その問いは答えのないまま、胸の中に溜まるだけだった。周囲の車の中から漏れる青白いスマホの光や、誰かの話し声がかすかに聞こえるたびに、自分だけが止まっているような気がしてならない。


だけど、そんな夜もふとした瞬間に気づかされることがある。この車中という狭い世界の中でも、小さな「幸せ」は確かに存在している。温かい飲み物を口に含む瞬間や、窓越しに見える満天の星空。それらはまるで、暗闇の中で微かに光る星のようだった。


「今はこれでいいのかもしれない。
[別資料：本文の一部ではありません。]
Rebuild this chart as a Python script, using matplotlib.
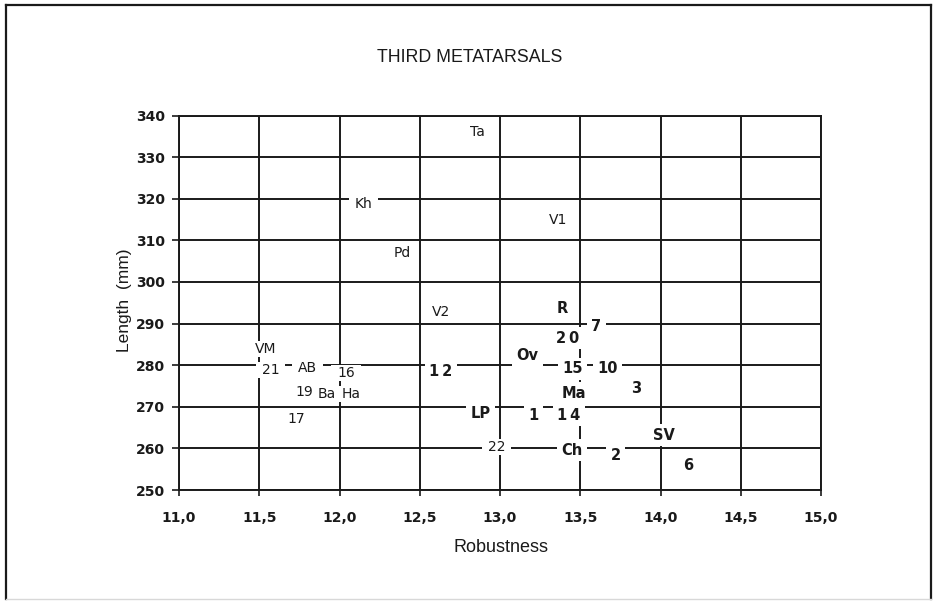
import matplotlib
matplotlib.use("Agg")
import matplotlib.pyplot as plt
from matplotlib.lines import Line2D
from matplotlib.path import Path

plt.rcParams["font.family"] = ["Liberation Sans", "DejaVu Sans"]

# Specimen labels (third metatarsals): robustness vs. length
small_labels = ["Ta", "Kh", "Pd", "V1", "V2", "VM", "21", "AB", "16", "19", "Ba", "Ha", "17", "22"]
small_x = [12.86, 12.15, 12.39, 13.36, 12.63, 11.54, 11.57, 11.80, 12.04, 11.78, 11.92, 12.07, 11.73, 12.98]
small_y = [336.0, 318.7, 307.0, 314.9, 292.7, 283.9, 278.8, 279.3, 278.1, 273.5, 273.1, 273.1, 267.1, 260.3]

bold_labels = ["R", "7", "2\u20090", "Ov", "1\u20092", "15", "10", "Ma", "3", "LP", "1", "1\u20094", "Ch", "2", "SV", "6"]
bold_x = [13.39, 13.60, 13.42, 13.17, 12.63, 13.45, 13.67, 13.46, 13.85, 12.88, 13.21, 13.43, 13.45, 13.72, 14.02, 14.17]
bold_y = [293.5, 289.4, 286.5, 282.4, 278.5, 279.1, 279.1, 273.3, 274.3, 268.3, 268.0, 268.0, 259.6, 258.4, 263.2, 256.0]

x_ticks = [11.0, 11.5, 12.0, 12.5, 13.0, 13.5, 14.0, 14.5, 15.0]
y_ticks = [250, 260, 270, 280, 290, 300, 310, 320, 330, 340]


def make_box(fx, fy):
    """White label background with separate side / top-bottom margins."""
    def style(x0, y0, width, height, mutation_size):
        px = fx * mutation_size
        py = fy * mutation_size
        return Path([(x0 - px, y0 - py), (x0 + width + px, y0 - py),
                     (x0 + width + px, y0 + height + py), (x0 - px, y0 + height + py),
                     (x0 - px, y0 - py)], closed=True)
    return style


fig = plt.figure(figsize=(9.33, 6.02), dpi=100)
ax = fig.add_axes([179 / 933, 1 - 490 / 602, (821 - 179) / 933, (490 - 115.5) / 602])

ax.set_xlim(11.0, 15.0)
ax.set_ylim(250, 340)
ax.set_xticks(x_ticks)
ax.set_xticklabels([f"{v:.1f}".replace(".", ",") for v in x_ticks])
ax.set_yticks(y_ticks)
ax.set_yticklabels([str(v) for v in y_ticks])
ax.grid(True, color="#1a1a1a", linewidth=1.4)
ax.set_axisbelow(True)
for s in ax.spines.values():
    s.set_color("#1a1a1a")
    s.set_linewidth(1.4)
ax.tick_params(axis="y", direction="out", length=5, width=1.2, pad=5, colors="#1a1a1a")
ax.tick_params(axis="x", direction="out", length=4, width=1.2, pad=11, colors="#1a1a1a")
for lab in ax.get_xticklabels() + ax.get_yticklabels():
    lab.set_fontfamily("DejaVu Sans")
    lab.set_fontweight("bold")
    lab.set_fontsize(10)

small_box = dict(boxstyle=make_box(0.42, 0.08), facecolor="white", edgecolor="none")
bold_box = dict(boxstyle=make_box(0.30, 0.22), facecolor="white", edgecolor="none")
for t, x, y in zip(small_labels, small_x, small_y):
    ax.text(x, y, t, ha="center", va="center", fontsize=10, family="DejaVu Sans",
            color="#1a1a1a", bbox=small_box, zorder=3)
for t, x, y in zip(bold_labels, bold_x, bold_y):
    ax.text(x, y, t, ha="center", va="center", fontsize=10.5, fontweight="bold",
            family="DejaVu Sans", color="#1a1a1a", bbox=bold_box, zorder=4)

fig.text(470 / 933, 1 - 58 / 602, "THIRD METATARSALS", ha="center", va="center", fontsize=12.8, color="#1a1a1a")
fig.text(501 / 933, 1 - 548 / 602, "Robustness", ha="center", va="center", fontsize=13, color="#1a1a1a")
fig.text(124 / 933, 1 - 300 / 602, "Length  (mm)", ha="center", va="center", rotation=90, fontsize=12.5, color="#1a1a1a")

# Outer chart frame
W, H = 933, 602
frame = [((6, 6), (599, 5)), ((6, 931), (5, 5)), ((931, 931), (5, 599))]
for xs, ys in frame:
    fig.add_artist(Line2D([x / W for x in xs], [1 - y / H for y in ys], color="#1a1a1a", linewidth=1.6))
fig.add_artist(Line2D([6 / W, 931 / W], [1 - 599 / H, 1 - 599 / H], color="#d8d8d8", linewidth=1.0))

fig.savefig("out.png", dpi=100, facecolor="white")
」


心の中でつぶやく。目の前には見えない道が広がっているのだろう。

今の自分にはその道が霧に覆われていて、どこへ進めばいいのかわからない。それでも足を止めずに歩き続けることが大事なんじゃないかと、そんな気がしていた。


ランタンの柔らかな光に照らされた車内は、僕にとって唯一の「家」だった。静寂に包まれるこの空間で、僕は過去の自分を思い返す。もっと若かった頃は、未来に何の疑いもなく希望を抱いていた。家族がいて、仕事があって、当たり前の日常がずっと続くものだと思っていた。でも今、そのすべてが失われてしまった。


妻と子どもたちの笑顔も、暖かい家のリビングも、過去の記憶にすぎない。それを取り戻そうと努力した時期もあったけど、結局うまくいかなくて、僕はまた一人に戻った。


車中生活を始めたのは、そんな自分に最後のチャンスを与えるためだったのかもしれない。この小さな空間は、僕にとって新しいスタートラインだった。迷いながらでも、ここから少しずつ何かを見つけ出せればいい。


外を見ると、車窓には街灯の光がぼんやりと映り込んでいる。今の僕の心境そのものだ。完全に暗闇ではないけど、明るい未来もまだ見えていない。だけど、そのぼんやりとした光に、ほんの少しでも期待してしまう自分がいる。


「夢や目標がないと、生きていけない。」


その言葉が胸に浮かぶ。僕にはまだ明確なゴールはないけど、この車中生活を通して何かを得たいと心から思っている。たとえそれが小さなものでも、今の自分にはそれで十分だ。


冷え込む夜の空気が窓を曇らせていた。寝袋の中で身体を丸めながら、僕は心の中で小さな決意をする。


「明日もまた、この場所から始めよう。」


狭い車内は僕にとって苦しみでもあり、希望でもある。その狭さの中に、僕の未来のカケラが隠れているような気がするからだ。どんな道になるかわからないけど、少しずつ歩いていこう。それが、今の僕にできる精一杯のことだから。


そして僕は、ランタンを消して目を閉じた。寒さの中でも、どこか心が温かく感じられる夜だった。